In engineering, for instance, the design and construction of buildings, bridges, and other structures rely heavily on the principles of Euclidean geometry. Understanding how shapes and spaces interact, how forces are distributed, and how different materials behave in relation to geometric principles is key to creating stable and functional designs.
In computer graphics and image processing, Euclidean geometry plays a crucial role in transforming and manipulating images. The creation of realistic 3D models, as well as the development of algorithms for object recognition and computer vision, are based on the geometric transformations of points, lines, and planes.
Moreover, Euclidean geometry also finds applications in robotics and artificial intelligence, where spatial awareness and motion planning often require geometric reasoning based on Euclidean principles. The ability to map out environments, detect obstacles, and plan efficient paths is grounded in the geometric understanding of space.
The Legacy of Euclidean Geometry
The legacy of Euclidean geometry is profound. Euclid’s system laid the foundation for the entire field of mathematics, not just geometry, and his axiomatic method became the standard for mathematical reasoning. The influence of the Elements extended far beyond geometry, shaping the development of logic, set theory, and formal systems that underpin modern mathematics.
In many ways, Euclidean geometry represents the epitome of mathematical rigor. By deducing the properties of geometric objects from a small set of simple axioms, Euclid showed that mathematics could be a precise, deductive science, in which every result follows from a few basic principles. This approach, later adopted by mathematicians such as Isaac Newton and David Hilbert, has remained the standard for mathematical reasoning ever since.

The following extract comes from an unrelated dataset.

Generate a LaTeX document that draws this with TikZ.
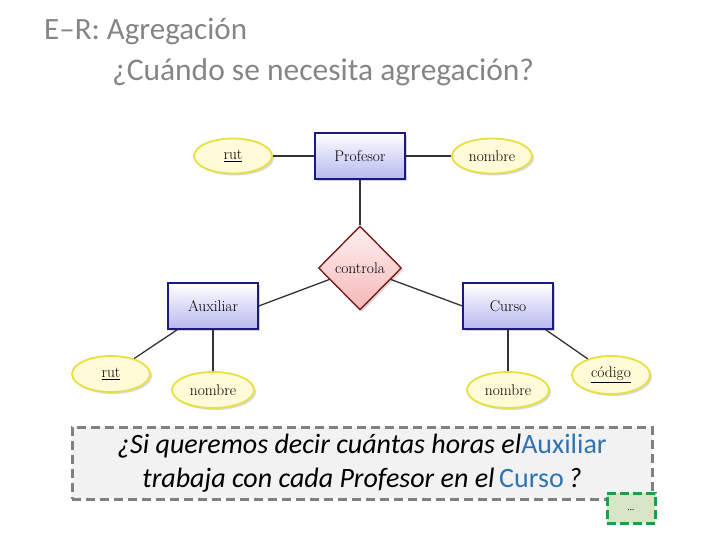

Though Euclidean geometry is now complemented by other geometric systems, its influence remains deeply embedded in both the educational structure and the methodology of mathematics. It continues to provide a framework for understanding the world around us, from the simplest shapes to the most complex physical theories.
Conclusion
Euclidean geometry, as presented in Euclid’s Elements, represents a monumental achievement in the history of mathematics. Its axiomatic approach, which starts with simple, self-evident truths and builds up to complex and profound theorems, set the standard for rigorous mathematical thinking that persists to this day. While non-Euclidean geometries have expanded our understanding of space and geometry, the principles of Euclidean geometry continue to form the bedrock of both theoretical and applied mathematics. Its applications are far-reaching, influencing fields as diverse as architecture, physics, computer science, and engineering, and its legacy continues to shape mathematical thought in profound ways.